== GIVEN PROBLEM ==
Scan the data for "draw" and copy the lines it appears in.

== LISTED RECORDS ==
-*-
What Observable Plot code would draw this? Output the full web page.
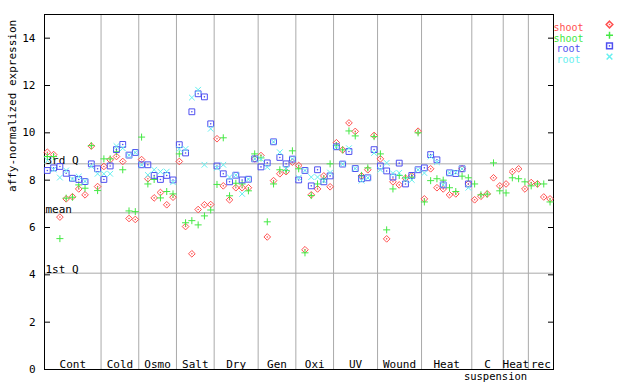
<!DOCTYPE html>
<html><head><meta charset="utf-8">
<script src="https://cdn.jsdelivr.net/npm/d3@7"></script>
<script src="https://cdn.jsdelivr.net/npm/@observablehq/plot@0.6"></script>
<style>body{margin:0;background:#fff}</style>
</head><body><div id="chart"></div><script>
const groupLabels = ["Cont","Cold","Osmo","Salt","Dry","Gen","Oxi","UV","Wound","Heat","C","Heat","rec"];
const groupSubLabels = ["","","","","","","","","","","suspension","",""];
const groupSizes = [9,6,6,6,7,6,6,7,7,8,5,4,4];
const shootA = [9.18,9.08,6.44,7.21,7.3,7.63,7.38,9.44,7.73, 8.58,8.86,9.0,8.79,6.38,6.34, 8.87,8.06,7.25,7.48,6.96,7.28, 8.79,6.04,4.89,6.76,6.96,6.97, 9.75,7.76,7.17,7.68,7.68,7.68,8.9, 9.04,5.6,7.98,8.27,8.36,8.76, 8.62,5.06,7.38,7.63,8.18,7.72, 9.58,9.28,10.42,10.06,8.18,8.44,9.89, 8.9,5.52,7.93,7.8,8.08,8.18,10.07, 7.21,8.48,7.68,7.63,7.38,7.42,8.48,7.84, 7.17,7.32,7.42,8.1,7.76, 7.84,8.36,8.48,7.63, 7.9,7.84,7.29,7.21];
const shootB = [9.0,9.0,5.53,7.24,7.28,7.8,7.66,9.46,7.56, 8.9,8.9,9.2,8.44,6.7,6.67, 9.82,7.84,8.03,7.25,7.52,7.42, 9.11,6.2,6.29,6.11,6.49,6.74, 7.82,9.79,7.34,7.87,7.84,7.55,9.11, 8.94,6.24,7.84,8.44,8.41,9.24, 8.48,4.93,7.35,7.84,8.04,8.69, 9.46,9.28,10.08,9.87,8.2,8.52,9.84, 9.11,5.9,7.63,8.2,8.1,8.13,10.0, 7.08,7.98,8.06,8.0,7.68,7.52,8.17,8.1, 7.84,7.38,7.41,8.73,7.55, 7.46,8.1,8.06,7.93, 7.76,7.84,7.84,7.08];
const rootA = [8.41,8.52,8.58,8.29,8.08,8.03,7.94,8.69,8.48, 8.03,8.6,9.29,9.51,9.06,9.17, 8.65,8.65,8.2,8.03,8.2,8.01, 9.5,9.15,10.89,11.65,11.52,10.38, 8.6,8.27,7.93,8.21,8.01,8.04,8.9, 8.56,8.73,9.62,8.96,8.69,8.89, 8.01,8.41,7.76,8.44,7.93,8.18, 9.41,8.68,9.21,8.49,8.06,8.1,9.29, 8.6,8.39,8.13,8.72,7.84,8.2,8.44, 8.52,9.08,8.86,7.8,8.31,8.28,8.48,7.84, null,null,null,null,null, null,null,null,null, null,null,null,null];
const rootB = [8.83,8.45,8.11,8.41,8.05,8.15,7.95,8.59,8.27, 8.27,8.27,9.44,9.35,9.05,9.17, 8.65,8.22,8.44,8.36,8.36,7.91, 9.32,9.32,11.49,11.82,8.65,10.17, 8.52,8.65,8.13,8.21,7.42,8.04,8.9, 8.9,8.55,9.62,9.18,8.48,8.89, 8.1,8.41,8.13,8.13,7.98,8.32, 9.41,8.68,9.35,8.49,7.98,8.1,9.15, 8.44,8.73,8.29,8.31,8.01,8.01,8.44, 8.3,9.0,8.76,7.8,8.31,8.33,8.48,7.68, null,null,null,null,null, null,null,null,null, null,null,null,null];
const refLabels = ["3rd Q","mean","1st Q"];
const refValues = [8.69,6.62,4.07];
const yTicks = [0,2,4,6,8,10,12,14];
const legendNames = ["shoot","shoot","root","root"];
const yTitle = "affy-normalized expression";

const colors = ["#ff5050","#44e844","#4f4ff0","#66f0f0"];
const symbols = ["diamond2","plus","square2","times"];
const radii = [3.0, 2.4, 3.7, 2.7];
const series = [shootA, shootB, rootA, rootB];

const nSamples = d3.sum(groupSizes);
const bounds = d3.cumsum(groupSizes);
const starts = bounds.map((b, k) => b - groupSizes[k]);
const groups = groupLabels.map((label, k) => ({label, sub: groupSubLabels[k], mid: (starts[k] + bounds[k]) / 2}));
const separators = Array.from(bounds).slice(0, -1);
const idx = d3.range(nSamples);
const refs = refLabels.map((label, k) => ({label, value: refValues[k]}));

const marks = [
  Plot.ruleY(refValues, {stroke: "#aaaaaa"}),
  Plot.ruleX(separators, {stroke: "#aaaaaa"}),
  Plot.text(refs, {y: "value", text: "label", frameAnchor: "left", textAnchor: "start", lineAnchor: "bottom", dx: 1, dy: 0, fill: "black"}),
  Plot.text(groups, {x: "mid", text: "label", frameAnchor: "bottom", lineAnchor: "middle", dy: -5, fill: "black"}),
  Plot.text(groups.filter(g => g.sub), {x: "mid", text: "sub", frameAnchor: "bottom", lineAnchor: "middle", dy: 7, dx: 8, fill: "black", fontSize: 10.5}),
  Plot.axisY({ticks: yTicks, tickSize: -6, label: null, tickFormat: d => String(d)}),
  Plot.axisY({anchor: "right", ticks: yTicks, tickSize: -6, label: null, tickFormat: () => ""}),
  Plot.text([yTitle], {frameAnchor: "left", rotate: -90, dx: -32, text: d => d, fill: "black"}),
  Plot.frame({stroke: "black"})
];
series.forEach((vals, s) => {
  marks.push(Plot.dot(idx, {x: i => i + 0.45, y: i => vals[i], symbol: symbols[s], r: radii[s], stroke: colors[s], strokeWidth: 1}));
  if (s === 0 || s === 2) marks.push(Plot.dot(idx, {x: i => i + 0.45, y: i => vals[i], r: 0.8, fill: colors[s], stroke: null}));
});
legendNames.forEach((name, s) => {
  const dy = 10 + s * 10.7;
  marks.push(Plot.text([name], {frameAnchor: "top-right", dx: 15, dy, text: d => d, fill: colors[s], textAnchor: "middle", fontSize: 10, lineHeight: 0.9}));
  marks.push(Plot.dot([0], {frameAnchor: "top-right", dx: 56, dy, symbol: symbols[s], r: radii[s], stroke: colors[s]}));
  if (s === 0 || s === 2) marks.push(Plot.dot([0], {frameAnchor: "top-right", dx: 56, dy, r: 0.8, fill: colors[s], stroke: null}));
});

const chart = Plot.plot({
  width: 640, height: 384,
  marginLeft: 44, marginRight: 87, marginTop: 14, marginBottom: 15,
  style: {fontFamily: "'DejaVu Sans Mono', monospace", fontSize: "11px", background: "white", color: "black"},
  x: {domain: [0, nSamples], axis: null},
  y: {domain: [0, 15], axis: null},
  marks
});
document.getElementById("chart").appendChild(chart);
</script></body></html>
-*-
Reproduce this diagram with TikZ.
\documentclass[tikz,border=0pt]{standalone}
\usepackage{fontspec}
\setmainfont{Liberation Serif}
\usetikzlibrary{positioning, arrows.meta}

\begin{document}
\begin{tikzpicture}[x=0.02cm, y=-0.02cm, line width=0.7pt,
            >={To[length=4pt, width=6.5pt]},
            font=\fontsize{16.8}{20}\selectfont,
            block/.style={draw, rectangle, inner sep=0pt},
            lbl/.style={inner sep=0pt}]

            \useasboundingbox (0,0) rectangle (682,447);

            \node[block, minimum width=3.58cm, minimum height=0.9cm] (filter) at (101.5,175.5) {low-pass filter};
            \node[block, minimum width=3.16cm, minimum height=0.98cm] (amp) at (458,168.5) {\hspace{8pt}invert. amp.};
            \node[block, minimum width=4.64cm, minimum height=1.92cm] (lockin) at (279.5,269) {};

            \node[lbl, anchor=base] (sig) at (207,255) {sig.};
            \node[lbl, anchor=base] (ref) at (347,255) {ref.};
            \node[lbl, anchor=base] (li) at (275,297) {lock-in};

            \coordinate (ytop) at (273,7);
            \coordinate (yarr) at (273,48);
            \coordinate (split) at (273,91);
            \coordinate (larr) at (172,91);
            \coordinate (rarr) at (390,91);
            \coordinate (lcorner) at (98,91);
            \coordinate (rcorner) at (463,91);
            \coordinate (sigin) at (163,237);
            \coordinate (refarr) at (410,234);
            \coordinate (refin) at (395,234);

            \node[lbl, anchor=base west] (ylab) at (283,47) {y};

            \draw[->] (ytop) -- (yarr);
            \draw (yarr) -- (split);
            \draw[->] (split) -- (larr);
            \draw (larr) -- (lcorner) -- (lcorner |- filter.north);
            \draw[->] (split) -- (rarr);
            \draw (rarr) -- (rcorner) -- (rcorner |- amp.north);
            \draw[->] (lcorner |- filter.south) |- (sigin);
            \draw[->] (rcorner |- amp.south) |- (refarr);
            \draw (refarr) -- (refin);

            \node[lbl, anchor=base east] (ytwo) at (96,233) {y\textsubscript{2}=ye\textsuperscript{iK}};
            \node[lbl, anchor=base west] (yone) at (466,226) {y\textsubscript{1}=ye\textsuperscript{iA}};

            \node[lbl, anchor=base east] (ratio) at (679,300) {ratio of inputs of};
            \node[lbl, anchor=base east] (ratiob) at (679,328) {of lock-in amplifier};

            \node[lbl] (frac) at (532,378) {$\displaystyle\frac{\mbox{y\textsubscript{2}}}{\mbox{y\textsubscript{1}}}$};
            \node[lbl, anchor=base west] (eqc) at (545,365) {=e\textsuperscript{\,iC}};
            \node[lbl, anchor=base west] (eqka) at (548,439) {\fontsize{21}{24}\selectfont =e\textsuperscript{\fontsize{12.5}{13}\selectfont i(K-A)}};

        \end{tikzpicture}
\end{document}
-*-
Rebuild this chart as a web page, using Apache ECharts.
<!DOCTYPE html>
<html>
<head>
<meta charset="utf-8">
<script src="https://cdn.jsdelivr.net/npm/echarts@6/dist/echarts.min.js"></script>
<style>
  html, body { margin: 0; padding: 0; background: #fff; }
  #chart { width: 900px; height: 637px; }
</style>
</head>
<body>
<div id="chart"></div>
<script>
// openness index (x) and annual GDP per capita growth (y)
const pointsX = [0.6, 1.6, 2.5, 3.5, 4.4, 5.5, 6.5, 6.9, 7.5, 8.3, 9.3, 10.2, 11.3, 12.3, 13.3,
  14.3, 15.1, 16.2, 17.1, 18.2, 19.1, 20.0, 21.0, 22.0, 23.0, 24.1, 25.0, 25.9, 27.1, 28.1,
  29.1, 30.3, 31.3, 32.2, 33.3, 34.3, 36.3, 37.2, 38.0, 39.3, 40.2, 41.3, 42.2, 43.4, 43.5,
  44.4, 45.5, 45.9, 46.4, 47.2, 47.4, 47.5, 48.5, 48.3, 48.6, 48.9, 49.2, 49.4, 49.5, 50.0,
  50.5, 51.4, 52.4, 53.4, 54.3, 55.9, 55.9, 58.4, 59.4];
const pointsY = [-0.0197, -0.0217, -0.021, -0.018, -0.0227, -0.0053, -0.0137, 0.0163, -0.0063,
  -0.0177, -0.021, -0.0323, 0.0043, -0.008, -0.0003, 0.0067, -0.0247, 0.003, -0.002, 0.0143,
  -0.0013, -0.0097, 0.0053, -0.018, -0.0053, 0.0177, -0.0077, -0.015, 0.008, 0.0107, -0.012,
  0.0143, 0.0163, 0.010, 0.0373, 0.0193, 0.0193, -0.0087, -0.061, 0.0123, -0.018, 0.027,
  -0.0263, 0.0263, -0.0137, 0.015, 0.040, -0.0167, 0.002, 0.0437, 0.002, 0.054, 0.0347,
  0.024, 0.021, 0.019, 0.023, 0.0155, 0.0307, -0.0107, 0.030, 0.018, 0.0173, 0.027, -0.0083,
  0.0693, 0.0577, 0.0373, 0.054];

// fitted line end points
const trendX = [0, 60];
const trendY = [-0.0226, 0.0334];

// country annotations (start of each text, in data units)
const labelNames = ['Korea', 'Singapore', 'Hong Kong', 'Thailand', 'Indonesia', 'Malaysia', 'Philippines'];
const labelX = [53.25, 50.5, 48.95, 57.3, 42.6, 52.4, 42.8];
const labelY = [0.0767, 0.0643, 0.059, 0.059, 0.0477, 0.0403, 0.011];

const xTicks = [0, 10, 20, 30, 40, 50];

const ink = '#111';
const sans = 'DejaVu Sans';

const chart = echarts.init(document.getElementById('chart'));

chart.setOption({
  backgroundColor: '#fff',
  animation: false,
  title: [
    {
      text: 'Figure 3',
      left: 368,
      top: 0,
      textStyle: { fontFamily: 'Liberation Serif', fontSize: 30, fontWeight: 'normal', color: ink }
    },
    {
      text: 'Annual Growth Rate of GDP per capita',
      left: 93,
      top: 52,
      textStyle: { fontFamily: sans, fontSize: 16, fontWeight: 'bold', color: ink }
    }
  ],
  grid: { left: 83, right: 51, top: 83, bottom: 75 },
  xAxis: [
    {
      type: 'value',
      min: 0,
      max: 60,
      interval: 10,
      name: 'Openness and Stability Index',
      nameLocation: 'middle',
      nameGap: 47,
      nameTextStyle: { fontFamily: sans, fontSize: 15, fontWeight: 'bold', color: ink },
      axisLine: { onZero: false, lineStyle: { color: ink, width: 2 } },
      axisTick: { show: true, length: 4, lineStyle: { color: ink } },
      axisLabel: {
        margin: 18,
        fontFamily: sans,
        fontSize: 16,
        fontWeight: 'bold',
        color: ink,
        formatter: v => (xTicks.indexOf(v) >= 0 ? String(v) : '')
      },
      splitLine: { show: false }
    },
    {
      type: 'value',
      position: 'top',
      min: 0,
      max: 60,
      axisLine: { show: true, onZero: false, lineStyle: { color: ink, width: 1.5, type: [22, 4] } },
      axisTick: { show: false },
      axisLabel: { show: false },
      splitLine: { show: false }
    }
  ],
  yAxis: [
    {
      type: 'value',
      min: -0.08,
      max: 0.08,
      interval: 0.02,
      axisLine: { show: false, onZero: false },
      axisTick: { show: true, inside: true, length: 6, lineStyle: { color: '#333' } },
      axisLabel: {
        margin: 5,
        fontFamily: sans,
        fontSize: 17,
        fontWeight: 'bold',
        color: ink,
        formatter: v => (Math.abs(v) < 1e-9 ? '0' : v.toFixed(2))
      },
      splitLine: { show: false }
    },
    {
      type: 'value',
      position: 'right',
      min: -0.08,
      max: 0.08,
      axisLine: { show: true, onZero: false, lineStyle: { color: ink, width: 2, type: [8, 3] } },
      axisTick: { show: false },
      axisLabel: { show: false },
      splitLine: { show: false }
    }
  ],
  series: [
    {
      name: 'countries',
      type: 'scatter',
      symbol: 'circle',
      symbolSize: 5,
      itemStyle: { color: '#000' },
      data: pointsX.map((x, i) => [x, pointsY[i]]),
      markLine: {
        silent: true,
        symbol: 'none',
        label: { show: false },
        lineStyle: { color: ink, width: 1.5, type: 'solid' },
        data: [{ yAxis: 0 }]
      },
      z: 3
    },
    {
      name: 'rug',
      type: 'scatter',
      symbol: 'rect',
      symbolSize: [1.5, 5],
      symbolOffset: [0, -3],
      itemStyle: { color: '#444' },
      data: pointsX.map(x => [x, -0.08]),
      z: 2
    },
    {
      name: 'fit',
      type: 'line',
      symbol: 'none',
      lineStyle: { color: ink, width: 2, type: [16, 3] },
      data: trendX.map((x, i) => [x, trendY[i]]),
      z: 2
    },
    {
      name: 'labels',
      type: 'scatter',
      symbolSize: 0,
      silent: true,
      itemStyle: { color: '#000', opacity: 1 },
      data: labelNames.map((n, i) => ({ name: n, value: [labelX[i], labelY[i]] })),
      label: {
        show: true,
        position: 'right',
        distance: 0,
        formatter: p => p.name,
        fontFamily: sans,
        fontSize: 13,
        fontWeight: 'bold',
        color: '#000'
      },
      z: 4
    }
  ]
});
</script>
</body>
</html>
-*-
== SOLUTION TO THIS EXERCISE ==
What Observable Plot code would draw this? Output the full web page.
            block/.style={draw, rectangle, inner sep=0pt},
            \draw[->] (ytop) -- (yarr);
            \draw (yarr) -- (split);
            \draw[->] (split) -- (larr);
            \draw (larr) -- (lcorner) -- (lcorner |- filter.north);
            \draw[->] (split) -- (rarr);
            \draw (rarr) -- (rcorner) -- (rcorner |- amp.north);
            \draw[->] (lcorner |- filter.south) |- (sigin);
            \draw[->] (rcorner |- amp.south) |- (refarr);
            \draw (refarr) -- (refin);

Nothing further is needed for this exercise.